The acquisition and implementation of a 680-channel Digital Data Acquisition System (DDAS) for the Segmented Germanium Array (SeGA) at the National Superconducting Cyclotron Laboratory's (NSCL) allows the identification of positions of interactions for gamma-rays within SeGA detector crystals by pulse shape analysis of digitized signals. Spatial resolution in the detectors with the DDAS implemented will be at least by a factor of two better than that achievable with the current analog electronics.

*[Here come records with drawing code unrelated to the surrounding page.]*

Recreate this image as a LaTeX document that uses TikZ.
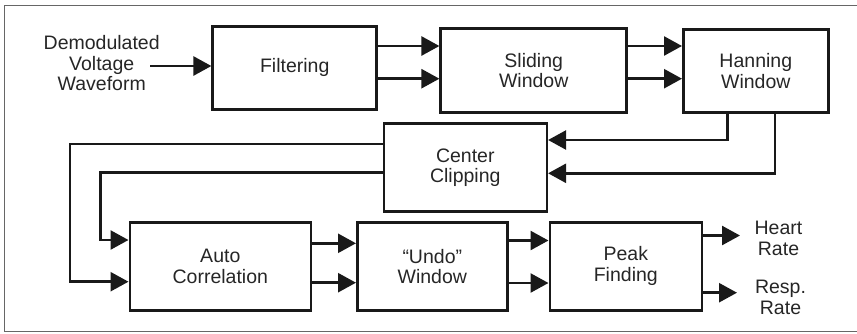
\documentclass[tikz,border=0pt]{standalone}
\usepackage{fontspec}
\setmainfont{Liberation Sans}
\usetikzlibrary{arrows.meta}
\begin{document}
\begin{tikzpicture}[x=1pt,y=-1pt,
  blk/.style={draw=black!90, line width=2.6pt, inner sep=0pt, align=center, font=\fontsize{19.5}{20.5}\selectfont, text=black!85},
  lbl/.style={align=center, font=\fontsize{19.5}{20.5}\selectfont, text=black!85, inner sep=0pt},
  conn/.style={line width=2.6pt, draw=black!90, -{Triangle[length=18pt,width=19pt]}},
  plain/.style={line width=2.6pt, draw=black!90}]
\useasboundingbox (0,0) rectangle (857,333);
\draw[black!60, line width=1.2pt] (857,5.5) -- (4.5,5.5) -- (4.5,331.5) -- (857,331.5);
% boxes
\node[blk, minimum width=164pt, minimum height=83pt] (filt) at (294.7,67.7) {Filtering};
\node[blk, minimum width=186pt, minimum height=84pt] (slid) at (533.7,70.5) {Sliding\\Window};
\node[blk, minimum width=145pt, minimum height=83pt] (hann) at (755.8,71) {Hanning\\Window};
\node[blk, minimum width=163pt, minimum height=88pt] (clip) at (465.3,167.5) {Center\\Clipping};
\node[blk, minimum width=181pt, minimum height=88pt] (auto) at (220.3,266.5) {Auto\\Correlation};
\node[blk, minimum width=150pt, minimum height=88pt] (undo) at (432.3,266.5) {``Undo''\\Window};
\node[blk, minimum width=152pt, minimum height=88pt] (peak) at (625.8,266.2) {Peak\\Finding};
% input
\node[lbl] (inp) at (101.7,63.5) {Demodulated\\Voltage\\Waveform};
\coordinate (inS) at (150,66);
\draw[conn] (inS) -- (filt.west |- inS);
% filt -> slid
\coordinate (a1) at (filt.east |- 0,46);
\coordinate (a2) at (filt.east |- 0,78.7);
\draw[conn] (a1) -- (slid.west |- a1);
\draw[conn] (a2) -- (slid.west |- a2);
% slid -> hann
\coordinate (b1) at (slid.east |- 0,46);
\coordinate (b2) at (slid.east |- 0,78.7);
\draw[conn] (b1) -- (hann.west |- b1);
\draw[conn] (b2) -- (hann.west |- b2);
% hann -> clip
\coordinate (h1) at (727.3,0);
\coordinate (h2) at (775,0);
\coordinate (c1) at (0,140);
\coordinate (c2) at (0,173.3);
\draw[conn] (hann.south -| h1) |- (clip.east |- c1);
\draw[conn] (hann.south -| h2) |- (clip.east |- c2);
% clip -> auto
\coordinate (l1) at (70,144);
\coordinate (l2) at (100.7,172.7);
\coordinate (r1) at (0,281.7);
\coordinate (r2) at (0,240);
\draw[conn] (clip.west |- l1) -- (l1) |- (auto.west |- r1);
\draw[conn] (clip.west |- l2) -- (l2) |- (auto.west |- r2);
% auto -> undo
\coordinate (d1) at (0,243.3);
\coordinate (d2) at (0,282.7);
\draw[conn] (auto.east |- d1) -- (undo.west |- d1);
\draw[conn] (auto.east |- d2) -- (undo.west |- d2);
% undo -> peak
\coordinate (e1) at (0,240.5);
\coordinate (e2) at (0,283);
\draw[conn] (undo.east |- e1) -- (peak.west |- e1);
\draw[conn] (undo.east |- e2) -- (peak.west |- e2);
% outputs
\coordinate (hr) at (740,235.5);
\coordinate (rr) at (737,292.7);
\draw[conn] (peak.east |- hr) -- (hr);
\draw[conn] (peak.east |- rr) -- (rr);
\node[lbl] (heart) at (778.5,238.5) {Heart\\Rate};
\node[lbl] (resp) at (780.5,297.5) {Resp.\\Rate};
\end{tikzpicture}
\end{document}
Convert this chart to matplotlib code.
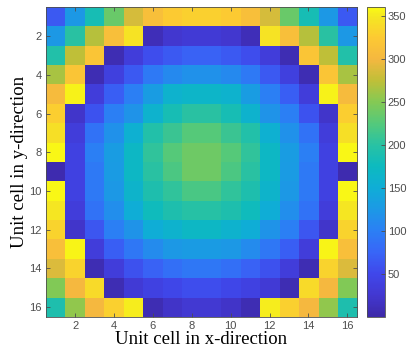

The SeGA photon spectrometer is a $2M instrument commissioned in 2001, and is currently the world's largest operational highly-segmented high-purity germanium detector array for gamma-ray spectroscopy with fast exotic beams. SeGA is central to the research of five faculty members, their postdocs, graduate students, and undergraduate students at Michigan State University and available to all users of the NSCL. Roughly half of all experiments approved by the NSCL's external Program Advisory Committee (PAC) require SeGA for gamma-ray detection. Participating students will be exposed to the novel and potent applications of the state-of-the-art digital technology and will have an opportunity to develop skills in signal processing, data analysis and computer programming.
With the proposed DDAS, the SeGA array will be the world's first digital photon spectrometer for fast exotic beam spectroscopy, ahead of several other efforts currently under consideration, preserving the current world-leading role of the NSCL's photon spectroscopy program.